FYI: I'm using g++ 4.2.1 (part of Xcode on Mac OS X).
An exception is thrown by value. You can't throw a reference as a reference. When you try, the object gets copied (using the statically known type).
By the way, this one reason why it's a good idea to make exceptions cloneable, and to have virtual rethrower method.
EDIT (see comments): For example, it's Undefined Behavior to propagate an exception through a C callback. But if you have defined a suitable exception class then you can clone it, and in C++-land again up the call chain rethrow via virtual method.
Cheers & hth.,
To add to Alf's answer, the fact that you aren't getting a copy operation when you don't call tweak() is because the standard permits (but doesn't require) eliding calls to the copy constructor to create the temporary exception object. From C++03 15.1/5 (Throwing an exception):
If the use of the temporary object can
be eliminated without changing the
meaning of the program except for the
execution of constructors and
destructors associated with the use of
the temporary object (12.2), then the
exception in the handler can be
initialized directly with the argument
of the throw expression. When the
thrown object is a class object, and
the copy constructor used to
initialize the temporary copy is not
accessible, the program is ill-formed
(even when the temporary object could
otherwise be eliminated).
If you make the copy constructor private, gcc will give you an error (even though when the constructor is public it doesn't get called). MSVC will not give an error, but it should I think.

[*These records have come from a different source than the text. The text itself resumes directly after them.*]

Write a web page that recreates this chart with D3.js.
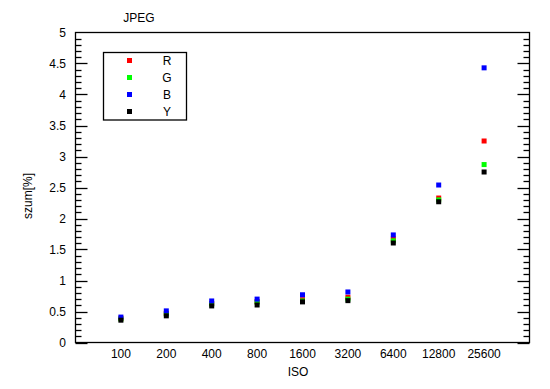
<!DOCTYPE html>
<html><head><meta charset="utf-8">
<script src="https://cdn.jsdelivr.net/npm/d3@7/dist/d3.min.js"></script>
<style>body{margin:0;background:#fff}svg{display:block}text{font-family:"Liberation Sans",Arial,sans-serif;font-size:12px;fill:#000}</style>
</head><body><svg id="c" width="550" height="389"></svg>
<script>
const categories = ["100","200","400","800","1600","3200","6400","12800","25600"];
const R = [0.39,0.47,0.63,0.66,0.69,0.73,1.67,2.33,3.25];
const G = [0.38,0.46,0.62,0.65,0.67,0.70,1.64,2.30,2.87];
const B = [0.41,0.51,0.67,0.70,0.77,0.815,1.735,2.54,4.43];
const Y = [0.36,0.43,0.59,0.605,0.655,0.675,1.605,2.27,2.75];
const seriesNames = ["R","G","B","Y"];
const seriesColors = ["#ff0000","#00ff00","#0000ff","#000000"];
const yTicks = [0,0.5,1,1.5,2,2.5,3,3.5,4,4.5,5];

const svg = d3.select("#c");
const L=75.5, Rt=529.5, T=32.5, Bm=342.5;
const x = d3.scaleLinear().domain([0,categories.length+1]).range([L,Rt]);
const y = d3.scaleLinear().domain([0,5]).range([Bm,T]);

// frame
svg.append("rect").attr("x",L).attr("y",T).attr("width",Rt-L).attr("height",Bm-T)
  .attr("fill","none").attr("stroke","#000").attr("stroke-width",1.3);

// ticks
const minor = d3.range(0,50).map(i=>i/10);
const g = svg.append("g").attr("stroke","#000").attr("stroke-width",1.3);
minor.forEach(v=>{
  const major = Math.abs(v*2-Math.round(v*2))<1e-6;
  const len = major?12:6;
  const yy = Math.round(y(v))+0.5;
  g.append("line").attr("x1",L).attr("x2",L+len).attr("y1",yy).attr("y2",yy);
  g.append("line").attr("x1",Rt-len).attr("x2",Rt).attr("y1",yy).attr("y2",yy);
});
yTicks.forEach(v=>{
  svg.append("text").attr("x",66).attr("y",y(v)+4.5).attr("text-anchor","end").text(String(v));
});
categories.forEach((c,i)=>{
  svg.append("text").attr("x",x(i+1)).attr("y",358).attr("text-anchor","middle").text(c);
});
svg.append("text").attr("x",298).attr("y",376).attr("text-anchor","middle").text("ISO");
svg.append("text").attr("x",139).attr("y",22).attr("text-anchor","middle").text("JPEG");
svg.append("text").attr("transform","translate(32,196) rotate(-90)").attr("text-anchor","middle").text("szum[%]");

const data=[R,G,B,Y];
data.forEach((arr,si)=>{
  svg.append("g").selectAll("rect").data(arr).join("rect")
    .attr("x",(d,i)=>x(i+1)-2.5).attr("y",d=>y(d)-2.5)
    .attr("width",5).attr("height",5).attr("fill",seriesColors[si]);
});

// legend
svg.append("rect").attr("x",103.5).attr("y",52.5).attr("width",83).attr("height",67.5)
  .attr("fill","#fff").attr("stroke","#000").attr("stroke-width",1.3);
seriesNames.forEach((n,i)=>{
  const yy = 60.5+i*17;
  svg.append("rect").attr("x",127).attr("y",yy-2.5).attr("width",5).attr("height",5).attr("fill",seriesColors[i]);
  svg.append("text").attr("x",167).attr("y",yy+4.5).attr("text-anchor","middle").text(n);
});
</script></body></html>
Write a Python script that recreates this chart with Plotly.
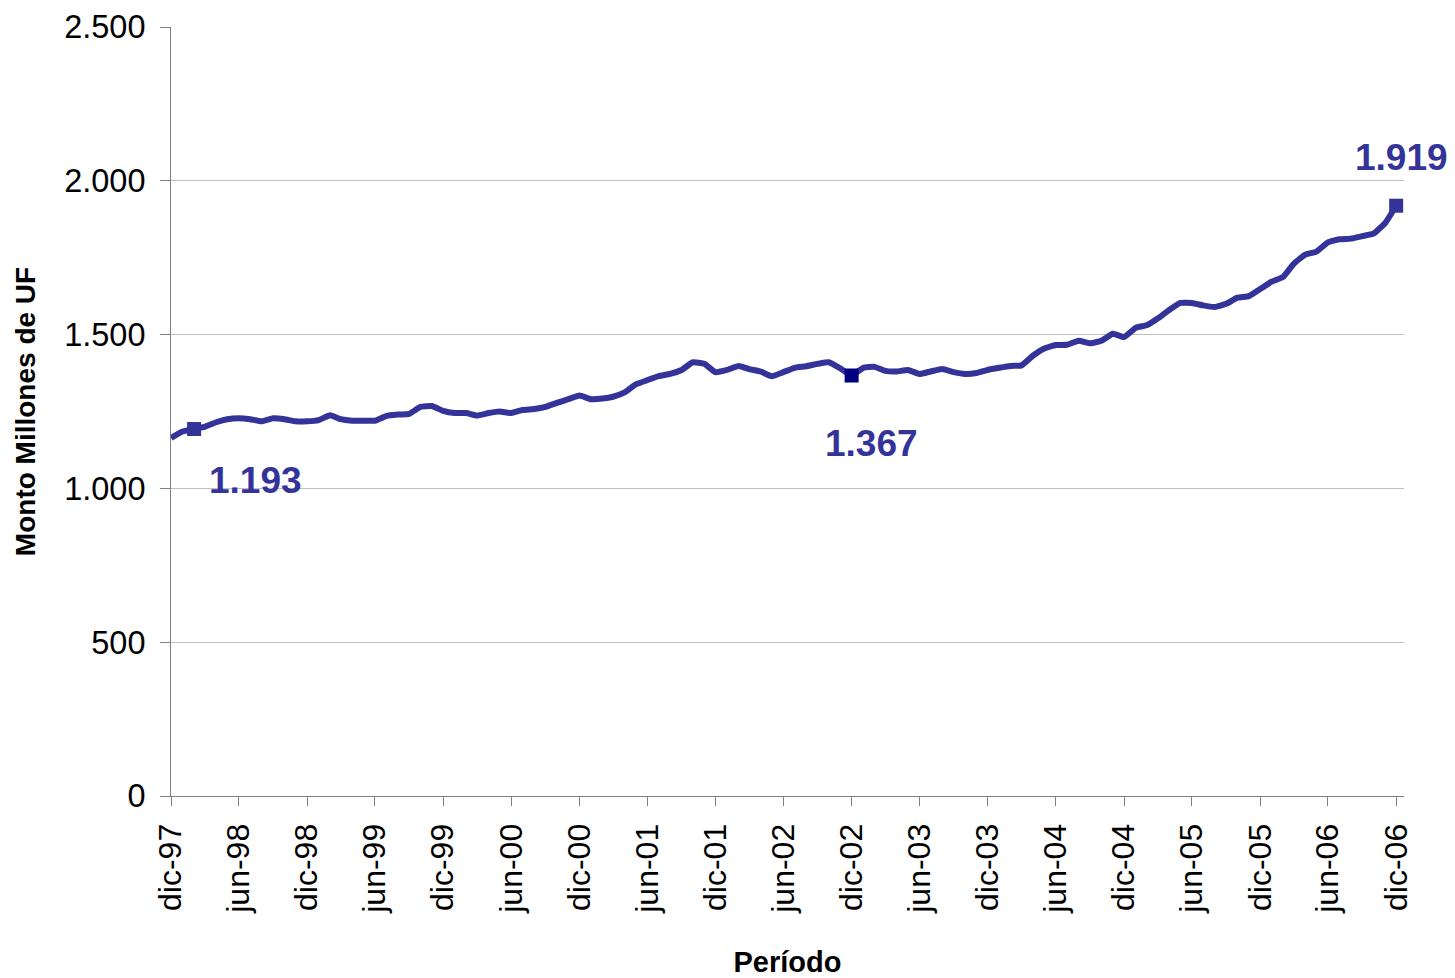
import pandas as pd
import plotly.graph_objects as go

# ---- data ----
start_month = "1997-12-01"
values = [
    1164, 1185, 1193, 1200, 1215, 1225, 1228, 1225, 1218, 1228,
    1225, 1218, 1218, 1222, 1238, 1225, 1220, 1220, 1220, 1235,
    1240, 1242, 1265, 1268, 1252, 1245, 1245, 1237, 1245, 1250,
    1245, 1255, 1258, 1265, 1278, 1290, 1302, 1290, 1292, 1298,
    1312, 1338, 1352, 1365, 1372, 1385, 1410, 1405, 1378, 1385,
    1398, 1388, 1380, 1365, 1378, 1392, 1397, 1405, 1410, 1390,
    1367, 1392, 1395, 1382, 1380, 1385, 1372, 1380, 1388, 1378,
    1372, 1375, 1385, 1392, 1398, 1400, 1432, 1455, 1466, 1467,
    1480, 1472, 1480, 1503, 1492, 1522, 1531, 1552, 1580, 1603,
    1603, 1595, 1590, 1600, 1620, 1625, 1648, 1672, 1688, 1730,
    1760, 1770, 1800, 1810, 1812, 1820, 1828, 1862, 1919,
]
dates = pd.date_range(start_month, periods=len(values), freq="MS")

highlight_idx = [2, 60, 108]
highlight_colors = ["#333399", "#000080", "#333399"]

tick_dates = pd.date_range("1997-12-01", "2006-12-01", freq="6MS")
tick_text = ["dic-97", "jun-98", "dic-98", "jun-99", "dic-99", "jun-00", "dic-00",
             "jun-01", "dic-01", "jun-02", "dic-02", "jun-03", "dic-03", "jun-04",
             "dic-04", "jun-05", "dic-05", "jun-06", "dic-06"]
y_ticks = [0, 500, 1000, 1500, 2000, 2500]

label_shifts = [(61, -51), (20, -68), (5, 48)]

FONT = "Liberation Sans, Arial, sans-serif"
LINE = "#333399"

fig = go.Figure()
fig.add_trace(go.Scatter(
    x=dates, y=values, mode="lines",
    line=dict(color=LINE, width=6, shape="spline", smoothing=0.4),
    hoverinfo="skip", showlegend=False,
))
fig.add_trace(go.Scatter(
    x=[dates[i] for i in highlight_idx],
    y=[values[i] for i in highlight_idx],
    mode="markers",
    marker=dict(symbol="square", size=14, color=highlight_colors, line=dict(width=0)),
    hoverinfo="skip", showlegend=False,
))

for i, (dx, dy) in zip(highlight_idx, label_shifts):
    fig.add_annotation(
        x=dates[i], y=values[i], text=f"{values[i]:,}".replace(",", "."),
        showarrow=False, xshift=dx, yshift=dy,
        font=dict(family=FONT, size=37, color=LINE, weight="bold"),
    )

fig.update_layout(
    width=1447, height=970,
    margin=dict(l=163, r=51, t=19, b=182, autoexpand=False),
    paper_bgcolor="white", plot_bgcolor="white",
    separators=",.",
    font=dict(family=FONT, color="black"),
)
fig.update_xaxes(
    type="date", automargin=False,
    range=["1997-12-01", "2006-12-22"],
    tickmode="array", tickvals=tick_dates, ticktext=tick_text,
    tickangle=-90, tickfont=dict(size=32, family=FONT),
    ticks="outside", ticklen=9, tickcolor="#808080", tickwidth=1,
    ticklabelstandoff=5,
    showline=True, linecolor="#808080", linewidth=1,
    showgrid=False, zeroline=False,
    title=dict(text="<b>Período</b>", font=dict(size=29, family=FONT), standoff=38),
)
fig.update_yaxes(
    automargin=False,
    range=[0, 2500],
    tickmode="array", tickvals=y_ticks, tickformat=",d",
    tickfont=dict(size=32.5, family=FONT),
    ticks="outside", ticklen=10, tickcolor="#808080", tickwidth=1,
    ticklabelstandoff=8,
    showline=True, linecolor="#808080", linewidth=1,
    showgrid=True, gridcolor="#c0c0c0", gridwidth=1,
    zeroline=False,
    title=dict(text="<b>Monto Millones de UF</b>", font=dict(size=28, family=FONT), standoff=20),
)

fig.write_html("out.html")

AFAIK the following happens in your line throw my_exception().tweak(); :
new my_exception object is created (locally, on the stack), tweak() returns reference to this local object. Then, when you throw this reference, you go out of the scope and local object gets deleted. So, the implementation copies the class to dynamic memory to keep reference valid.
In the second case you throw it by value and it is allocated in dynamic memory at once.